As with last mile deliveries, your ability to overcome these challenges really comes down to finding building products logistics software that can empower you to boost efficiency while prioritizing customer needs.
How to Optimize Customer Pickups with the Right Building Products Logistics Software
So how do you overcome those challenges and provide a pickup logistics experience that works for your customers, your associates, and your bottom line? Here are a few best practices for doing just that:
- Enable capacity-aware self-scheduling: Your customers want to have control over their schedules, but you don’t want to risk huge traffic jams if everyone shows up at your store or warehouse at the same time. That’s why it’s so critical to have a system that automatically checks orders against capacity for any given time window. Based on your real-time capacity situation, you can offer customers a choice of pickup options.
- Make life easy for associates: Simply put, busy store and warehouse associates don’t have time to sit down at a desktop to check and see whether a particular customer has checked in yet or whether it’s time to prepare a particular order.
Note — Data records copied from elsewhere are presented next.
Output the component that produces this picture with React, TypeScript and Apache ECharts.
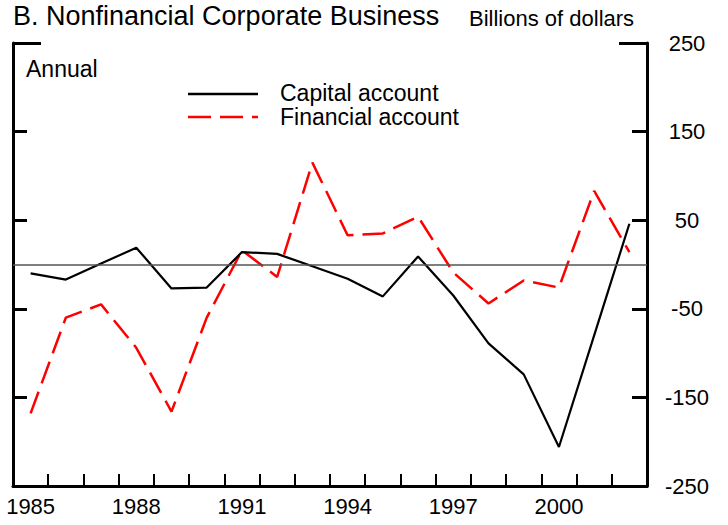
import React, { useEffect, useRef } from 'react';
import * as echarts from 'echarts';

const years = ['1985', '1986', '1987', '1988', '1989', '1990', '1991', '1992', '1993', '1994', '1995', '1996', '1997', '1998', '1999', '2000', '2001', '2002'];
const capitalAccount = [-10, -17, 1, 19, -27, -26, 14, 12, -2, -16, -36, 9, -35, -89, -124, -206, -80, 46];
const financialAccount = [-168, -60, -45, -94, -166, -60, 16, -14, 115, 33, 35, 54, -9, -44, -18, -26, 83, 14];
const yMin = -250;
const yMax = 250;
const yInterval = 100;
const seriesNames = ['Capital account', 'Financial account'];
const seriesColors = ['#000000', '#ff0000'];
const titleText = 'B. Nonfinancial Corporate Business';
const unitText = 'Billions of dollars';
const freqText = 'Annual';

const FONT = '"Liberation Sans", Arial, sans-serif';

export default function App() {
  const ref = useRef<HTMLDivElement>(null);
  useEffect(() => {
    if (!ref.current) return;
    const chart = echarts.init(ref.current, null, { renderer: 'svg' });
    const baseY = {
      type: 'value' as const,
      min: yMin,
      max: yMax,
      interval: yInterval,
      splitLine: { show: false },
    };
    chart.setOption({
      animation: false,
      backgroundColor: '#fff',
      textStyle: { fontFamily: FONT, color: '#000' },
      grid: { left: 13, right: 81, top: 43, bottom: 39, containLabel: false },
      graphic: [
        { type: 'text', left: 13, top: 2, style: { text: titleText, font: `27px ${FONT}`, fill: '#000' } },
        { type: 'text', left: 469, top: 7, style: { text: unitText, font: `22px ${FONT}`, fill: '#000' } },
        { type: 'text', left: 26, top: 57, style: { text: freqText, font: `23px ${FONT}`, fill: '#000' } },
        { type: 'line', shape: { x1: 188, y1: 94, x2: 258, y2: 94 }, style: { stroke: seriesColors[0], lineWidth: 2.5 } },
        { type: 'line', shape: { x1: 188, y1: 117, x2: 258, y2: 117 }, style: { stroke: seriesColors[1], lineWidth: 2.5, lineDash: [23, 9] } },
        { type: 'text', x: 280, y: 93, style: { text: seriesNames[0], font: `23px ${FONT}`, fill: '#000', verticalAlign: 'middle' } },
        { type: 'text', x: 280, y: 117, style: { text: seriesNames[1], font: `23px ${FONT}`, fill: '#000', verticalAlign: 'middle' } },
      ],
      xAxis: {
        type: 'category',
        data: years,
        boundaryGap: true,
        axisLine: { show: true, onZero: false, lineStyle: { color: '#000', width: 3 } },
        axisTick: { show: true, inside: true, length: 12, interval: 0, lineStyle: { color: '#000', width: 2 } },
        axisLabel: { interval: 2, fontSize: 22, fontFamily: FONT, color: '#000', margin: 9 },
        splitLine: { show: false },
      },
      yAxis: [
        {
          ...baseY,
          position: 'right',
          axisLine: { show: true, lineStyle: { color: '#000', width: 3 } },
          axisTick: { show: true, inside: true, length: 15, lineStyle: { color: '#000', width: 3 } },
          axisLabel: { show: true, fontSize: 22, fontFamily: FONT, color: '#000', align: 'center', margin: 40 },
        },
        {
          ...baseY,
          position: 'left',
          axisLine: { show: true, lineStyle: { color: '#000', width: 3 } },
          axisTick: { show: true, inside: true, length: 14, lineStyle: { color: '#000', width: 3 } },
          axisLabel: { show: false },
        },
        {
          ...baseY,
          interval: yMax - yMin,
          position: 'right',
          axisLine: { show: false },
          axisTick: { show: true, inside: true, length: 28, lineStyle: { color: '#000', width: 3 } },
          axisLabel: { show: false },
        },
        {
          ...baseY,
          interval: yMax - yMin,
          position: 'left',
          axisLine: { show: false },
          axisTick: { show: true, inside: true, length: 28, lineStyle: { color: '#000', width: 3 } },
          axisLabel: { show: false },
        },
      ],
      series: [
        {
          name: seriesNames[0],
          type: 'line',
          yAxisIndex: 0,
          data: capitalAccount,
          symbol: 'none',
          color: seriesColors[0],
          lineStyle: { color: seriesColors[0], width: 2.2 },
          markLine: {
            silent: true,
            symbol: 'none',
            label: { show: false },
            lineStyle: { color: '#555', width: 1.5, type: 'solid' },
            data: [{ yAxis: 0 }],
          },
          z: 3,
        },
        {
          name: seriesNames[1],
          type: 'line',
          yAxisIndex: 0,
          data: financialAccount,
          symbol: 'none',
          color: seriesColors[1],
          lineStyle: { color: seriesColors[1], width: 2.5, type: [23, 9] },
          z: 2,
        },
      ],
    });
    return () => chart.dispose();
  }, []);
  return <div ref={ref} style={{ position: 'fixed', left: 0, top: 0, width: 728, height: 525 }} />;
}
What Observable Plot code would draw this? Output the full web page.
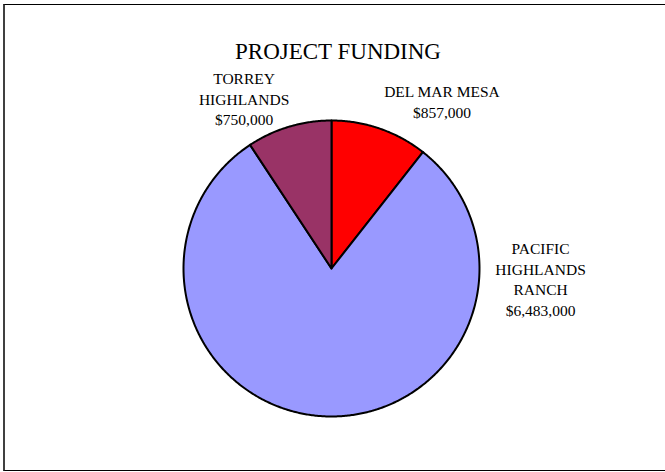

If you can send notifications straight to apps right on their mobile phones, you can streamline their workflows and help them stay productive.
- Go all in on customer communications: Basically, you should treat your communications around pickups essentially the same way you treat them for deliveries—provide updates at the relevant moments (e.g. texts when an order is ready to be picked up or reminder notifications if the customer misses an appointment) so that customers can approach their entire experience with confidence.
- Automate data exchange between warehouse and pickup management solutions: Obviously, disruptions can occur when capacity is managed inefficiently—but they can also be caused by a lack of up-to-date information. There are few things more frustrating than driving all the way to a storefront to pick up an item that’s actually out of stock. That’s why you need a system that updates stock levels in real-time as orders are scheduled, fulfilled, and documented.
- Prioritize visibility at a glance: When it comes to deliveries, visibility is all about seeing the right data at the right time—without having to go hunting for it. With pickups, it’s exactly the same. As associates are carrying out tasks and updating the statuses of orders from their mobile devices, managers need to be able to gain a quick visual overview of the entire process from a single dashboard. This way, they can spot potential disruptions before they result in more serious delays for customers.
All in all, getting pickup logistics right means treating it similarly to delivery—in other words, leveraging the right building products logistics software to make the process more connected and intelligent. If you can make that happen, you can put yourself in a position to keep your customers happy and earn their repeat business, whether they’re contractors looking for pipe, homeowners checking out new bathroom sinks, or anything in between.